Being an editor recently I’ve been given the responsibility to sift through tonnes of user submitted articles to see which should be allowed to be posted onto the site that I also write for. Being an editor…I’m beginning to see what they still need me to write content considering the obscene amount of articles submitted to us.
This is just one example.
Article: Mike Shinoda is so cute! (Linkin Park)
That’s it. That’s the WHOLE article. A seven word sentence. I don’t know whether to laugh or cry…but considering the whole lot of grief I’ve been taking over the past few months, I guess I needed to laugh.
It’s still hard on me to keep to the things which I never thought I’d do again. It’s hard to return to the beginning because it also means returning to the past without the things you hold on to. Return to the parts where you were always the ugly second in life. The parts where you were overlooked and not loved for who you are.
It’s hard to stop being loved by the one you care for.
But that’s life isn’t it?
That all love at some point is unrequited.
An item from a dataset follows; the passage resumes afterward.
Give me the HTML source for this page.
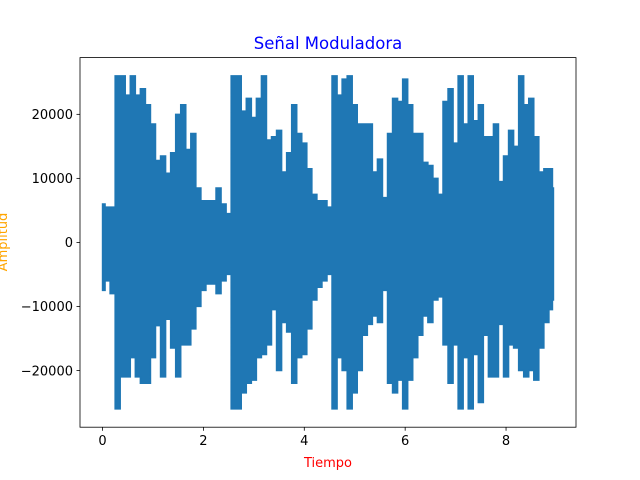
<!DOCTYPE html>
<html><head><meta charset="utf-8"><style>
html,body{margin:0;padding:0;background:#fff;}
svg{display:block;font-family:"DejaVu Sans","Liberation Sans",sans-serif;}
</style></head><body>
<svg id="chart" width="640" height="480" viewBox="0 0 640 480">
<rect x="0" y="0" width="640" height="480" fill="#fff"/>
<g id="plot"></g>
<rect x="80" y="57.6" width="496" height="369.6" fill="none" stroke="#000" stroke-width="0.8"/>
<g id="ticks" font-size="13" fill="#000"></g>
<text x="328" y="49" text-anchor="middle" font-size="16.5" fill="#0000ff">Señal Moduladora</text>
<text x="328" y="467" text-anchor="middle" font-size="13" fill="#ff0000">Tiempo</text>
<text transform="translate(7,242) rotate(-90)" text-anchor="middle" font-size="13" fill="#ffa500">Amplitud</text>
</svg>
<script>
const times = [0,0.1,0.2,0.3,0.4,0.5,0.6,0.7,0.8,0.9,1.0,1.1,1.2,1.3,1.4,1.5,1.6,1.7,1.8,1.9,2.0,2.1,2.2,2.3,2.4,2.5,2.6,2.7,2.8,2.9,3.0,3.1,3.2,3.3,3.4,3.5,3.6,3.7,3.8,3.9,4.0,4.1,4.2,4.3,4.4,4.5,4.6,4.7,4.8,4.9,5.0,5.1,5.2,5.3,5.4,5.5,5.6,5.7,5.8,5.9,6.0,6.1,6.2,6.3,6.4,6.5,6.6,6.7,6.8,6.9,7.0,7.1,7.2,7.3,7.4,7.5,7.6,7.7,7.8,7.9,8.0,8.1,8.2,8.3,8.4,8.5,8.6,8.7,8.8,8.9,8.94];
const upperEnv = [6000,5500,5500,26000,26000,23000,26000,23000,24000,21500,18500,12800,13500,10800,14000,20000,21500,14500,17000,8500,6500,6500,6500,8500,6000,4500,26000,26000,20500,22500,19500,22500,26000,16000,16500,17500,11000,14000,21500,17000,15500,11500,7500,6500,6500,5500,26000,23000,25500,26000,21500,18500,18500,18500,11000,13000,7000,17000,22500,22000,25500,21500,17000,17000,12500,12000,10000,7500,22000,24000,15500,26000,18500,26000,19000,21500,16500,16500,18500,9500,13500,17500,15000,26000,21500,22500,16500,11000,11500,11500,8500];
const lowerEnv = [-7500,-6000,-8000,-26000,-21000,-21000,-18000,-21000,-22000,-22000,-18000,-13000,-21000,-12000,-16500,-21000,-16000,-16000,-13500,-10000,-7500,-6500,-6500,-8000,-6000,-5000,-26000,-26000,-23500,-22000,-21500,-18000,-17500,-16000,-10500,-20000,-12500,-14000,-22000,-18000,-17500,-13500,-9000,-7000,-6000,-5000,-26000,-18000,-20000,-26000,-23500,-20000,-14500,-12800,-11500,-12500,-7500,-22000,-23500,-21500,-26000,-21500,-18000,-14500,-11500,-12500,-9000,-8500,-16000,-22000,-16000,-26000,-18000,-26000,-17500,-25000,-14500,-21000,-21000,-12800,-21000,-16000,-16500,-20000,-21000,-20000,-21500,-16500,-12500,-10500,-9000];
const xTicks = [0,2,4,6,8];
const yTicks = [-20000,-10000,0,10000,20000];

const xMin=-0.447, xMax=9.387, yMin=-28860, yMax=28860;
const L=80,R=576,T=57.6,B=427.2;
function sx(v){return L+(v-xMin)/(xMax-xMin)*(R-L);}
function sy(v){return B-(v-yMin)/(yMax-yMin)*(B-T);}
const NS="http://www.w3.org/2000/svg";
const plot=document.getElementById('plot');
const n=times.length;
function edges(i){
  const a=i===0?times[0]:(times[i-1]+times[i])/2;
  const b=i===n-1?times[n-1]:(times[i]+times[i+1])/2;
  return [a,b];
}
let pts=[];
for(let i=0;i<n;i++){const [a,b]=edges(i);const y=sy(upperEnv[i]).toFixed(2);pts.push(sx(a).toFixed(2)+","+y);pts.push(sx(b).toFixed(2)+","+y);}
for(let i=n-1;i>=0;i--){const [a,b]=edges(i);const y=sy(lowerEnv[i]).toFixed(2);pts.push(sx(b).toFixed(2)+","+y);pts.push(sx(a).toFixed(2)+","+y);}
const poly=document.createElementNS(NS,'polygon');
poly.setAttribute('points',pts.join(' '));
poly.setAttribute('fill','#1f77b4');
poly.setAttribute('stroke','#1f77b4');
poly.setAttribute('stroke-width','1.5');


plot.appendChild(poly);

const tg=document.getElementById('ticks');
xTicks.forEach(v=>{
  const x=sx(v);
  const l=document.createElementNS(NS,'line');
  l.setAttribute('x1',x);l.setAttribute('x2',x);l.setAttribute('y1',B);l.setAttribute('y2',B+3.5);
  l.setAttribute('stroke','#000');l.setAttribute('stroke-width','0.8');
  
  
  tg.appendChild(l);
  const t=document.createElementNS(NS,'text');
  t.setAttribute('x',x);t.setAttribute('y',B+18);t.setAttribute('text-anchor','middle');
  t.textContent=v;
  
  
  tg.appendChild(t);
});
yTicks.forEach(v=>{
  const y=sy(v);
  const l=document.createElementNS(NS,'line');
  l.setAttribute('x1',L-3.5);l.setAttribute('x2',L);l.setAttribute('y1',y);l.setAttribute('y2',y);
  l.setAttribute('stroke','#000');l.setAttribute('stroke-width','0.8');
  
  
  tg.appendChild(l);
  const t=document.createElementNS(NS,'text');
  t.setAttribute('x',L-7);t.setAttribute('y',y+4.8);t.setAttribute('text-anchor','end');
  t.textContent=(v<0?'\u2212':'')+Math.abs(v);
  
  
  tg.appendChild(t);
});
</script>
</body></html>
That at some point things begin to fracture under the pressure of reality and our own self doubt. That in the end we have to keep going no matter what the situation or however it may be.
If this is another chapter in my life then by all means, this is the part where I have to play gentleman. The part where I do my best to remain in control of my own life without folding under the weight of it. This would definitely be the part where good things tend to go bad.
This would be the part I just try to hold on to surviving.
If it only were that easy.
If only I know what’s on her mind.
If only she would smile because of me again.